§ **Problem statement**
Reproduce the lines below exactly, from the one containing "Clone this chart in Plotly." through the one containing "import plotly.graph_objects as go", both included. Leave out any pictures.

§ **Data section**
* start *
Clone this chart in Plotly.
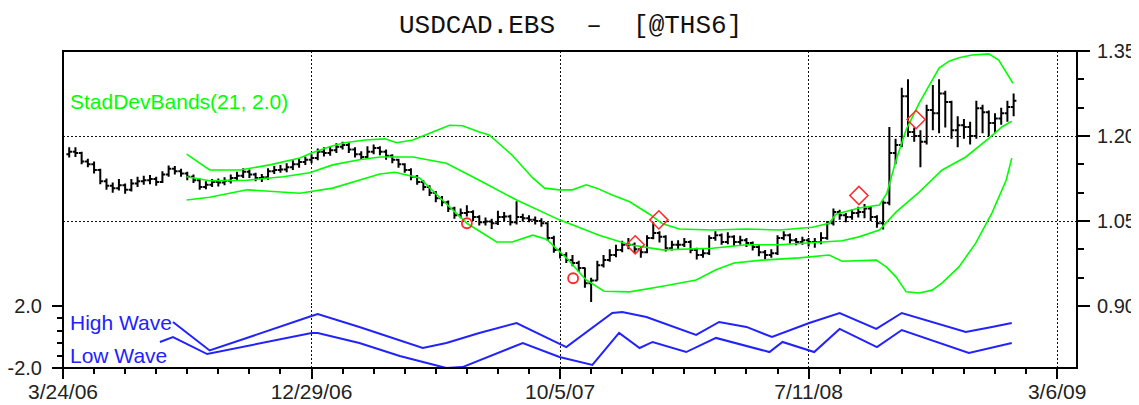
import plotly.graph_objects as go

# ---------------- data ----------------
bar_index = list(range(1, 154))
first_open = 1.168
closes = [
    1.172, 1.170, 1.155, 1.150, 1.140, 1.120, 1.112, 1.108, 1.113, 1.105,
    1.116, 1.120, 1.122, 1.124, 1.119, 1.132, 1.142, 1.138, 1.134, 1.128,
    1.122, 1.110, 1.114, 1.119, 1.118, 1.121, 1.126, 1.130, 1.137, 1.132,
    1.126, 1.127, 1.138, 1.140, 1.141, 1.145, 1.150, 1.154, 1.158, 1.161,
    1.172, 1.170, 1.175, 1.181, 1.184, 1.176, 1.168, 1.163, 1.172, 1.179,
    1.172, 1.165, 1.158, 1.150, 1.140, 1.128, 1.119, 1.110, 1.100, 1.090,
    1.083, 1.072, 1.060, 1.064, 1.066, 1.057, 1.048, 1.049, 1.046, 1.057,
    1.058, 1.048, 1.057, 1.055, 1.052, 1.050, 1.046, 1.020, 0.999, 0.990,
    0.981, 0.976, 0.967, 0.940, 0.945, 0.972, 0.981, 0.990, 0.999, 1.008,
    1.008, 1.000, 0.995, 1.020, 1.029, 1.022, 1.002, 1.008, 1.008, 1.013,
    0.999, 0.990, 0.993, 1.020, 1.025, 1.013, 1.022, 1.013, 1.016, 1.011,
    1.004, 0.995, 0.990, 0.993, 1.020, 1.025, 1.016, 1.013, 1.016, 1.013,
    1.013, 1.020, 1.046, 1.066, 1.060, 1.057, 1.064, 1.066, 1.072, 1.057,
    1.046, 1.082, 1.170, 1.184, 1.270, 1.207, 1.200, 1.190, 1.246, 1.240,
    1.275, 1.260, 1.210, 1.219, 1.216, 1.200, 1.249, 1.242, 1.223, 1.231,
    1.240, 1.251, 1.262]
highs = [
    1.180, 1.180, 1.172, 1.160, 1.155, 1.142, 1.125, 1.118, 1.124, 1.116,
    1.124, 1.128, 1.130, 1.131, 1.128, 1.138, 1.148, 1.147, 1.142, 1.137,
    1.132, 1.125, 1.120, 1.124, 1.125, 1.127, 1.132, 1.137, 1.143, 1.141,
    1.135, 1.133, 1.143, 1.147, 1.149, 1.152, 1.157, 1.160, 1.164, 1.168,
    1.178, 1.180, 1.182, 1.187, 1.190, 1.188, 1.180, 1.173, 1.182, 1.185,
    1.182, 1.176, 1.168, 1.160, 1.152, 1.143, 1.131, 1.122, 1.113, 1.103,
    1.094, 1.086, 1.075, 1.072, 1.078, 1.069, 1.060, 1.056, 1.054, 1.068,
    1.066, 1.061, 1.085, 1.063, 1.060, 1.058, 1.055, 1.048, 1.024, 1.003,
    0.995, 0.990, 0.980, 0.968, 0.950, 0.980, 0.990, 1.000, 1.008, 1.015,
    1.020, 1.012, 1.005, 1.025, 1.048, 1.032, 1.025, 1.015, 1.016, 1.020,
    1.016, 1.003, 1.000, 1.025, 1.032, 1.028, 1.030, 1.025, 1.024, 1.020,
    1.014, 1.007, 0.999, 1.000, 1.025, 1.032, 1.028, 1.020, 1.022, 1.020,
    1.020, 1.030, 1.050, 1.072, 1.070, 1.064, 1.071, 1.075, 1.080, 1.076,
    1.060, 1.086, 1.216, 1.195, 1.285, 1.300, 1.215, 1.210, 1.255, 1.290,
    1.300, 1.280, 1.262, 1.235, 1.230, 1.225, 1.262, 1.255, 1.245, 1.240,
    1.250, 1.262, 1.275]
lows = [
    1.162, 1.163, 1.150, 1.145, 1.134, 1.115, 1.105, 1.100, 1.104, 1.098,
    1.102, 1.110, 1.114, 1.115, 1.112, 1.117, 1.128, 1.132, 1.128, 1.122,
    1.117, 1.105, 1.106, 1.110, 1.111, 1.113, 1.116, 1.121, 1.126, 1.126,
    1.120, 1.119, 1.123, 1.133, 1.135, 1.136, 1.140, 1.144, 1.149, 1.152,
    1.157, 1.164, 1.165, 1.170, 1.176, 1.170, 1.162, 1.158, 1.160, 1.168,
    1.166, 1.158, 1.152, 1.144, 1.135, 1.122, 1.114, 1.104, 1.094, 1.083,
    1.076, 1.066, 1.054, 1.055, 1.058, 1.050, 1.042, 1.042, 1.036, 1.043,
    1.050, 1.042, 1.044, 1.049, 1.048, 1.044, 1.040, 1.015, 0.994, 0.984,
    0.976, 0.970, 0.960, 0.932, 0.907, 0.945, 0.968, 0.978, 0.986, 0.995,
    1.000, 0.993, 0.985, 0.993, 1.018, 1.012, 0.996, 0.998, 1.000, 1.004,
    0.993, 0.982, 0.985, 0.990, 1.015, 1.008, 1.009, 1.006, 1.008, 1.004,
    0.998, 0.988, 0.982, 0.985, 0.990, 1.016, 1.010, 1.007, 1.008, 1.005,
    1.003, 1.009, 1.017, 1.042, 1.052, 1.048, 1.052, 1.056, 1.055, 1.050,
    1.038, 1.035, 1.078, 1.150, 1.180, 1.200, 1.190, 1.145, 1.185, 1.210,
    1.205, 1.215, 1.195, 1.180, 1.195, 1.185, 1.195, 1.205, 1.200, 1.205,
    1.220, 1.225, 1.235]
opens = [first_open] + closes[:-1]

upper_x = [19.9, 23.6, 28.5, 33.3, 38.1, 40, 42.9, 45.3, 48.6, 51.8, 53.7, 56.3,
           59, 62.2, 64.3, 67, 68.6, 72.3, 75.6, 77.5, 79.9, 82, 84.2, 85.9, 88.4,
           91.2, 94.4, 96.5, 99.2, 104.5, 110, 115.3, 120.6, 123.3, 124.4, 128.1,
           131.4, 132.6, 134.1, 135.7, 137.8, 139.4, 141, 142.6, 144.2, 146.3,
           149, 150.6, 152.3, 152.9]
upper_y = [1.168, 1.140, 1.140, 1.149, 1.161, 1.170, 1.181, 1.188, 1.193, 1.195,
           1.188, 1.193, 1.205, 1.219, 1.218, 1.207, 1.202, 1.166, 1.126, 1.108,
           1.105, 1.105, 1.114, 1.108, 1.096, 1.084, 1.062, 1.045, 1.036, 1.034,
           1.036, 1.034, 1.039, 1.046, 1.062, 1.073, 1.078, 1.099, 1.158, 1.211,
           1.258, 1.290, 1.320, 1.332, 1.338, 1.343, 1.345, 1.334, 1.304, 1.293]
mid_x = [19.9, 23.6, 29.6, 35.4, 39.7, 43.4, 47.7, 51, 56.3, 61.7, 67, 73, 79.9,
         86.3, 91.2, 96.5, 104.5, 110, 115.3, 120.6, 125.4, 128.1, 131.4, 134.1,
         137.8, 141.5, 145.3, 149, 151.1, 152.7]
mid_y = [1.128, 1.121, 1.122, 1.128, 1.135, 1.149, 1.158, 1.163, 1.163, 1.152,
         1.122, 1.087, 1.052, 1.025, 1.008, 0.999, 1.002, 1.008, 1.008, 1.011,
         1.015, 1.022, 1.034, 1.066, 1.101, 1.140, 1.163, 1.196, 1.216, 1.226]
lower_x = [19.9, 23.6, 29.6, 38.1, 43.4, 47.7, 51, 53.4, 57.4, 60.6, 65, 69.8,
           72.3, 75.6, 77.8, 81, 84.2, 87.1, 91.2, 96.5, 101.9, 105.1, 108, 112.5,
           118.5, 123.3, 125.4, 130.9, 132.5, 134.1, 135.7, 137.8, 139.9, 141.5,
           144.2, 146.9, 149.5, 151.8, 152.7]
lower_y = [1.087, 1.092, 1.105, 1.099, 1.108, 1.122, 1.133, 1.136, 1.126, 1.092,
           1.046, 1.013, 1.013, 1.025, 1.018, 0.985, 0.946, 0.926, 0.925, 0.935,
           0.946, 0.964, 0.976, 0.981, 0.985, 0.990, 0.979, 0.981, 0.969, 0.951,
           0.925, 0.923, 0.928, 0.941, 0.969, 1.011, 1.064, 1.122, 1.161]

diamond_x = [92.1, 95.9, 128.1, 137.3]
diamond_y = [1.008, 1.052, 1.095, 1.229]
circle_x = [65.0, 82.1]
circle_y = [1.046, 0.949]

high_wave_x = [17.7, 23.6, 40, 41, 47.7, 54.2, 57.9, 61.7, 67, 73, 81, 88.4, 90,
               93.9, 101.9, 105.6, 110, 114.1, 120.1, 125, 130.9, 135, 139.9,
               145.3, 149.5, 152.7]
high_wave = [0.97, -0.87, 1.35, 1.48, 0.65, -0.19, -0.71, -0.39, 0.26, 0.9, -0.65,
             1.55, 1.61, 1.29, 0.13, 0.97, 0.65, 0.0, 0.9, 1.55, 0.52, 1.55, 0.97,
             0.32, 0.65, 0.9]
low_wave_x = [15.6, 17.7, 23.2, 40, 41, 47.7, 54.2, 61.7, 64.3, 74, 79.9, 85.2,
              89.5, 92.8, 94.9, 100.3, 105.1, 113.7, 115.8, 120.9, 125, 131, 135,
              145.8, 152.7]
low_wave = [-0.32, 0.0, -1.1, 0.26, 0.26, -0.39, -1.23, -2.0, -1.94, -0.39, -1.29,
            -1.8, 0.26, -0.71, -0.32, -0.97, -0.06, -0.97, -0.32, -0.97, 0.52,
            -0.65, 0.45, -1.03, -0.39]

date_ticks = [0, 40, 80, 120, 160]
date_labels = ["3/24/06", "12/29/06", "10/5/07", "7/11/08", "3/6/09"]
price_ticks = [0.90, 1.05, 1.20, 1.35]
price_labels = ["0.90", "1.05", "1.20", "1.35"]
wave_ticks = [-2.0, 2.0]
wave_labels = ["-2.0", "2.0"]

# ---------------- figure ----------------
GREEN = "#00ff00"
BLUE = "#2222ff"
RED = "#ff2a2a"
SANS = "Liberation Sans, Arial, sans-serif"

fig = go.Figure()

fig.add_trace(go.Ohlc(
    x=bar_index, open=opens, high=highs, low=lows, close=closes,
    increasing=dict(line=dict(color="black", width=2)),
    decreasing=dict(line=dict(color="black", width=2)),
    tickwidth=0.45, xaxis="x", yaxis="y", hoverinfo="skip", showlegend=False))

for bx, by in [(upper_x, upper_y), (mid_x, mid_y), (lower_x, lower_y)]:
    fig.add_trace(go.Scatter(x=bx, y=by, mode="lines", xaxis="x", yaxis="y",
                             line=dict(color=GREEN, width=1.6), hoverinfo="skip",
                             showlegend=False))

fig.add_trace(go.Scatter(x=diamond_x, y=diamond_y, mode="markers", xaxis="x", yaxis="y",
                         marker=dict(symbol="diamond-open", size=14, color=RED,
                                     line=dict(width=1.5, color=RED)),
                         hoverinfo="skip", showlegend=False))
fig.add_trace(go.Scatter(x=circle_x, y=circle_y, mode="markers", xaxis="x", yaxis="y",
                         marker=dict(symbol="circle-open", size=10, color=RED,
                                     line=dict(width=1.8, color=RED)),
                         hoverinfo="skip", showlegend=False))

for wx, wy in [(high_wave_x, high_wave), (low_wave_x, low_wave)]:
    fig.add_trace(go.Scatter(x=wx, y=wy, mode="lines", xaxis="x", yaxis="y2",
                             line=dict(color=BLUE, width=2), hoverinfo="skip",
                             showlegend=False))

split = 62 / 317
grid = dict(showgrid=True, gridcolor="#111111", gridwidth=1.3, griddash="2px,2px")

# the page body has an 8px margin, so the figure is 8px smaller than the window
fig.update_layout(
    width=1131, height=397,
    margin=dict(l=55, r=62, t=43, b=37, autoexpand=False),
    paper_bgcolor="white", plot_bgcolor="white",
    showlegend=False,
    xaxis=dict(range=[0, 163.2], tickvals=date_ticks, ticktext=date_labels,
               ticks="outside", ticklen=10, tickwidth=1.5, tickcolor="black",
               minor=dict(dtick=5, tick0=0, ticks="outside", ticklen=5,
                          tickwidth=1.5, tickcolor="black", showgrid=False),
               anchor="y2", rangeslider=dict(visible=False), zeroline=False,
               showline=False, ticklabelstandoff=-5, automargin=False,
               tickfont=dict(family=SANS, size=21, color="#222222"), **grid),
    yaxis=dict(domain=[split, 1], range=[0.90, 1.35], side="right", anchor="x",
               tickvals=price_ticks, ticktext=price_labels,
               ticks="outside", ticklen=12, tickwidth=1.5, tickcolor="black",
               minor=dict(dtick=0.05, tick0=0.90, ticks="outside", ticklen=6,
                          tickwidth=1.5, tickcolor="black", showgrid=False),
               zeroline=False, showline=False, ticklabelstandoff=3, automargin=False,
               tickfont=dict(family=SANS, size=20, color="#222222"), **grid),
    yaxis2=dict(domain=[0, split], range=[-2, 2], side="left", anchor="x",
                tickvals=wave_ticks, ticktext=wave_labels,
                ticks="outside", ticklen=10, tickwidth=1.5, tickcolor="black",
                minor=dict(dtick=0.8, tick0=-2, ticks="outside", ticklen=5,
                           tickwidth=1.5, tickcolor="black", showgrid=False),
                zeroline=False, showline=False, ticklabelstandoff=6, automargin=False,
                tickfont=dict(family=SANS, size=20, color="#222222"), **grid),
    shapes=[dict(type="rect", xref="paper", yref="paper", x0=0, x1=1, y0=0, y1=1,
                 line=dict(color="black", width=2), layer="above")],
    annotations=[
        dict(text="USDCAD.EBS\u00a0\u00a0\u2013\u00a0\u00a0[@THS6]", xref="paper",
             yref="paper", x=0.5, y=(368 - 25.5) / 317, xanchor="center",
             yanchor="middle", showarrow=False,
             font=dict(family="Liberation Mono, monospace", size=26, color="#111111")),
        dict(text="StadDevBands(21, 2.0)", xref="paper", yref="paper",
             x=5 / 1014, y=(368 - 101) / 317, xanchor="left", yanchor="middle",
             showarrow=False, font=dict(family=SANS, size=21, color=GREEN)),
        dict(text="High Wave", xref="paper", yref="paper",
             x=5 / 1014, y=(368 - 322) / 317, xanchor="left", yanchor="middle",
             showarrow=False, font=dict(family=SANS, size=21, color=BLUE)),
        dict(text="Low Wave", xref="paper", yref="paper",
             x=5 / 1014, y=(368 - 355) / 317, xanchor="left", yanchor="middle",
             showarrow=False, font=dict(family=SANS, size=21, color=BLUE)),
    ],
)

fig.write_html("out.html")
* end *
* start *
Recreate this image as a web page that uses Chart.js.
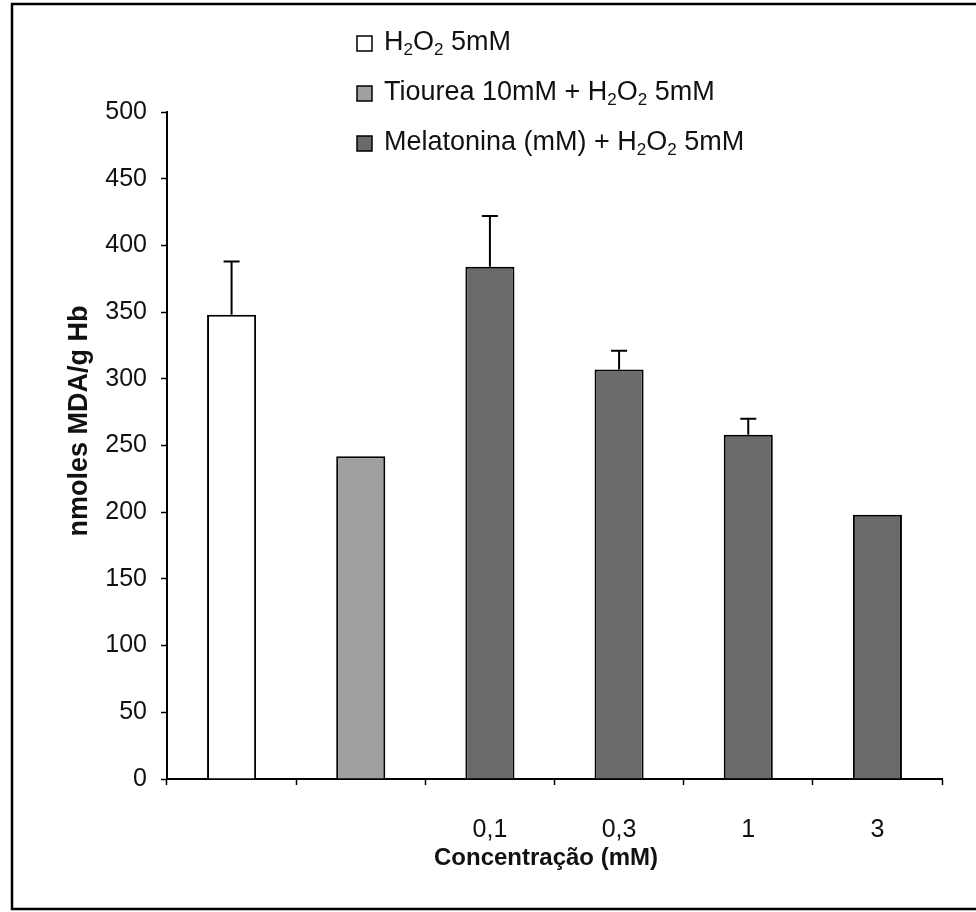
* end *
§ **Exercise response**
Clone this chart in Plotly.
import plotly.graph_objects as go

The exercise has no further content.